Although growth in the AWI for 2019 is expected to be much like that in 2018, we won’t be able to say the same for the 2020 AWI. In recessions total wages tend to drop more than total employment. That is because anyone working at all during the year is counted as employed for the AWI measure. Even if a worker’s average hourly earnings didn’t change, a worker unemployed for part of the year could work many fewer hours and earn much less overall income, and that is the relevant measure for the AWI. Depending on how quickly the economy recovers, we can expect the AWI to drop markedly in 2020, possibly multiple times as much as the 1.5 percent drop in 2009 during the financial crisis.Â
Now what about those individuals who turn age 60 during 2020? Unfortunately, they could see a significant, permanent cut in their future Social Security benefits as a result of the pandemic. I went online to check my math that it affects people turning 60 this year (it does), and I found one paper, written by Andrew G. Biggs of the American Enterprise Institute, that already lays out the problem very well. Although my guess at this point would not have average wages dropping nearly as much as the 15 percent he uses for illustrative purposes, average wages are likely to fall sharply. The benefit problem is that the Social Security benefit calculation for a worker, which takes a worker’s entire work history into account, begins by inflating wages earned in each year of the worker’s life by the growth in the AWI between that work year and the year the worker turns 60. In that way, the worker’s wages each year get indexed to wage growth in the economy. If average wages are depressed in the year the worker turns 60, that means each year’s wages that the worker earned are inflated to a smaller amount than if the AWI didn’t fall in that age 60 year. And for a worker who has turned 60, it doesn’t matter for purposes of the Social Security benefit calculation what happens to the AWI in any following year. So, even if the economy were to rebound completely in 2021, that wouldn’t affect that calculation of the Social Security benefit for workers who turned 60 in 2020. If the Social Security benefit calculation instead used something more of a moving average, such as indexing a worker’s lifetime earnings to the average of the AWI over ages 58 to 60 and allowing for an inflation adjustment alone for the age 60 year, then any one year’s AWI would have much less impact.

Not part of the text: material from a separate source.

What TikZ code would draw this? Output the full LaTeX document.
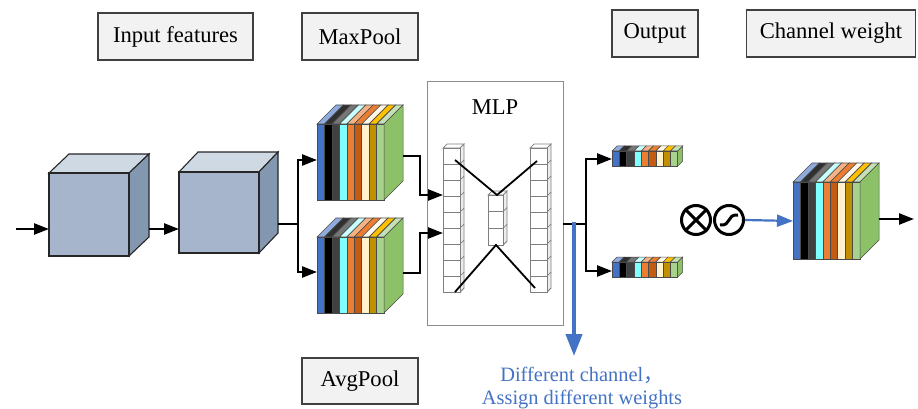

Andrew Biggs estimates that a 15 percent drop in the average wage index in 2020 would permanently reduce future Social Security benefits for a 1960-born middle-income worker by about 13 percent. Effects on other workers born in 1960 would be similar. Again, I don’t expect the drop in the AWI to be that large, but there could still be a very sharp drop. And a drop in the AWI for 2020 would have other effects, such as stopping any increase in the maximum amount of wages subject to Social Security taxation in 2022.
We won’t need to wait until October 2021, when SSA should announce the 2020 AWI, to estimate pretty closely how much the AWI will fall in 2020. We’ll get information along the way on wage and employment growth, and indeed we should be able to get a reasonably close estimate by this time next year.